A.T: Let’s discuss your special technique for catching the singular moment in time. You find the way to give life to inanimate objects, Tell us about those techniques and what lead you in the search for them?

N.I: Using the right equipment and a minimal knowledge about lighting and post production are required, but I don’t think I have any special technique that no one else has, but I think I have natural eyes that bring inanimate objects to life. That is my passion and I don’t know how I developed that talent. I just trust myself and be confident about how I am shooting.

A.T: I personally admire the sense of life and energy in your work, we can see that also with the “the High Speed Motion”. What would you choose as the most difficult to shoot?

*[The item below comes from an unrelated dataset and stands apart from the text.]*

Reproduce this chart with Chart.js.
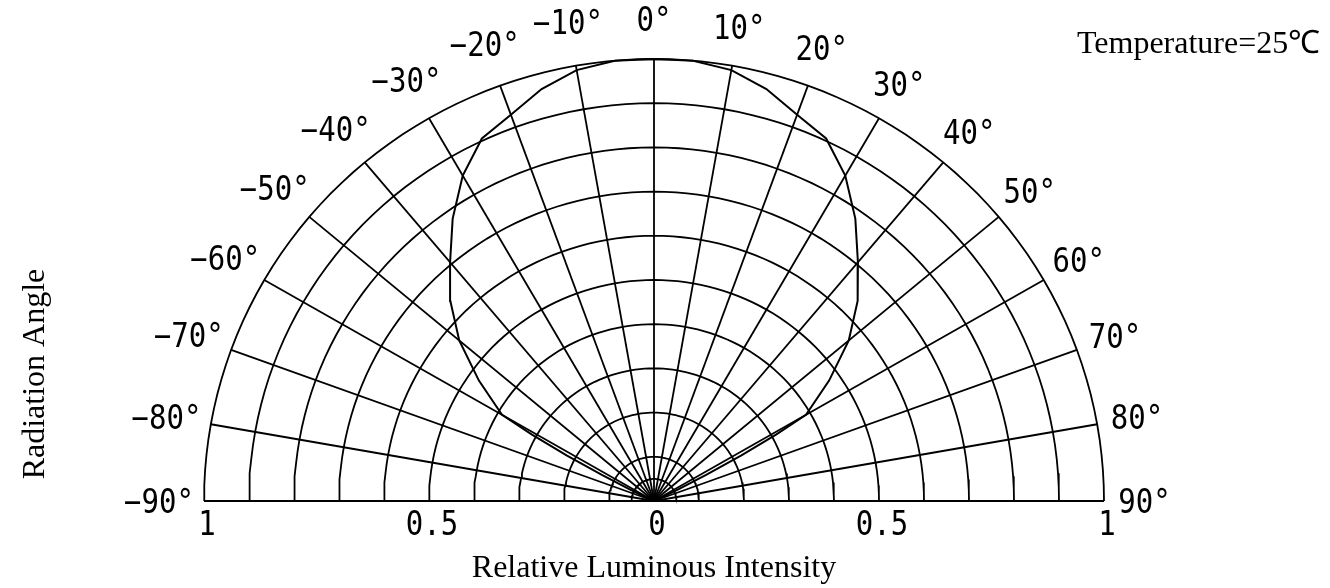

N.I: I never thought it’s most difficult to shoot, but perhaps the most fun to shoot. Technology is phenomenal in this age. I am glad that I was born in this era. For instance, there is a motion camera that can capture movement that your eyes cannot catch and that didn’t even exist 15 years ago! You can shoot with the camera now in a normal studio and with minimal equipment. Isn’t that just great? Why don’t we take advantage of that?
Nothing gives me greater pleasure than to see the moment I couldn’t see with my own eyes.

Copyrights to NORI Inoguchi © All rights reserved

A.T: From your website, I found out that the field of your work is greatly abroad. What direction you would like to try yet? Can we wait for more, new, experiments with dynamic color?

N.I: Yes, I just keep trying until I find something I’ve never seen before.

Copyrights to NORI Inoguchi © All rights reserved

A.T: Would you tell us what things inspire NORI?

N.I: To look at something I have never seen. Sometimes just a landscape in a country that I have never been before, a beautiful flower I have never seen before or an art piece from a small gallery in NYC.

A.T: Thank you for the time you could find for me and let’s wish our favorite Lens Magazine, its team and readers more and more colors that shine from the Lens Magazine’s pages.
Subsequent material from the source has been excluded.